Introduction — Maintenance of chemotherapy dose intensity is a cornerstone of management in testicular germ cell tumors. We describe chemotherapy delivery and outcomes of patients in routine practice.

Methods — The Ontario Cancer Registry was linked to electronic records of treatment to identify patients diagnosed with testicular cancer treated with orchiectomy and chemotherapy from 2005 to 2010. We describe chemotherapy delivery and dose intensity. Overall survival was measured from the start of chemotherapy.

Results — During the study period, 552 new cases of testicular cancer were treated with orchiectomy and chemotherapy; drug/regimen details were available for 475 (86%) cases. The study population included 324 patients with nonseminoma and 151 with seminoma. The majority of patients were treated with bleomycin, etoposide, and cisplatin (BEP) (83%, 394/475) or etoposide and cisplatin (EP) (6%, 30/475); 89% (379/424) received 3 to 4 cycles of treatment.

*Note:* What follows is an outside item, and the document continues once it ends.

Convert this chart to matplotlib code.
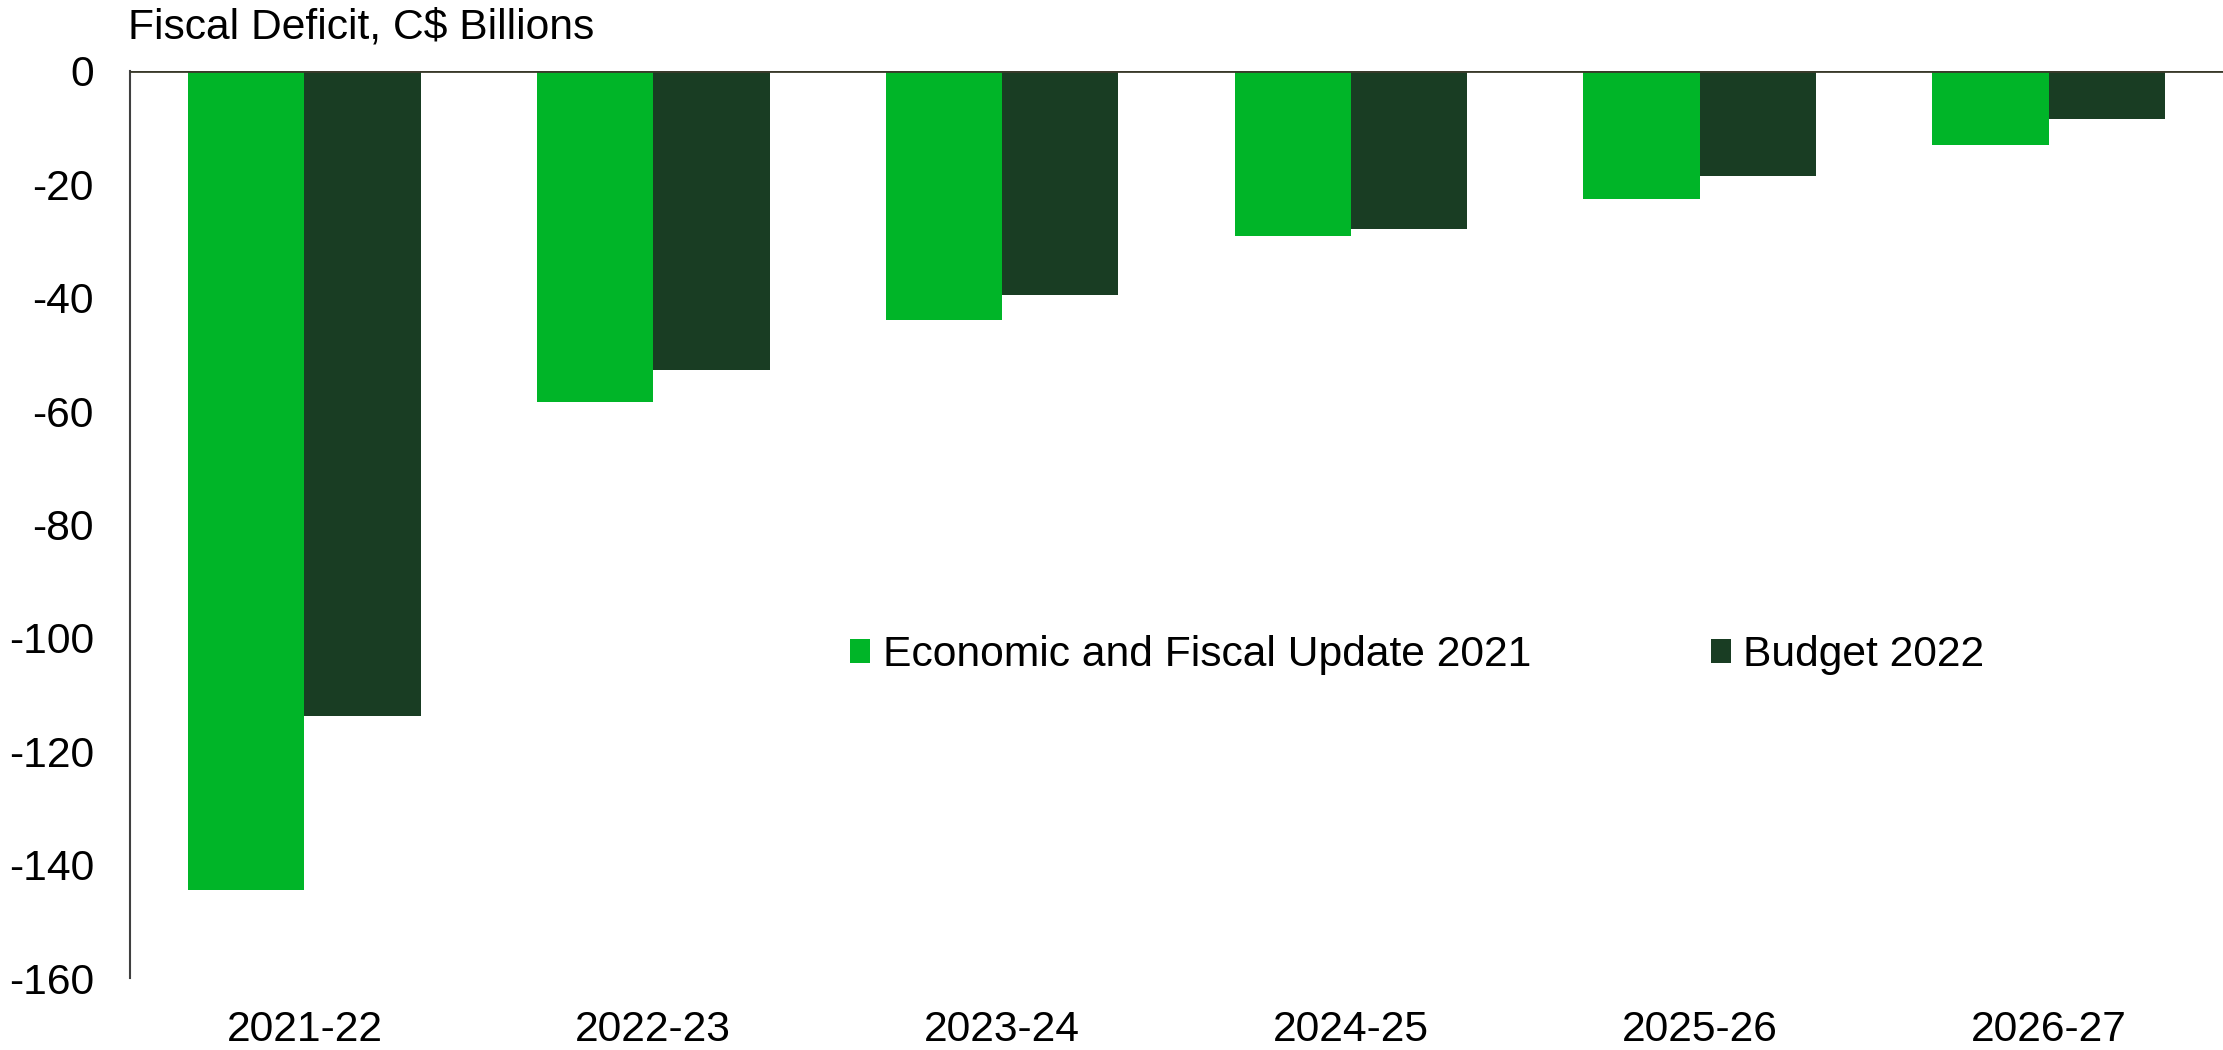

Thirty two percent of all BEP patients (125/394) had at least 1 dose omission of bleomycin; this rate increased to 51% of patients treated with BEP × 4. Eight percent (33/397) of evaluable BEP/EP patients had a dose reduction/omission of cisplatin and 21% (82/397) had a dose delay of >6 days. Among the BEP/EP cases, 44% (174/397) had reduced chemotherapy dose intensity. Five-year overall survival for all cases was 95%.

Conclusions — Almost half of patients treated with BEP/EP chemotherapy in routine practice have some form of reduced chemotherapy delivery. Despite this, long-term survival in the general population is very high. Further studies are required to understand the extent to which dose delivery might influence outcomes.



Karim S, Wei X, Leveridge MJ, Siemens DR, Robinson AG, Bedard PL, Booth CM. Urol Oncol. 2019; 37(3):183.e17-24. Epub 2018 Nov 23.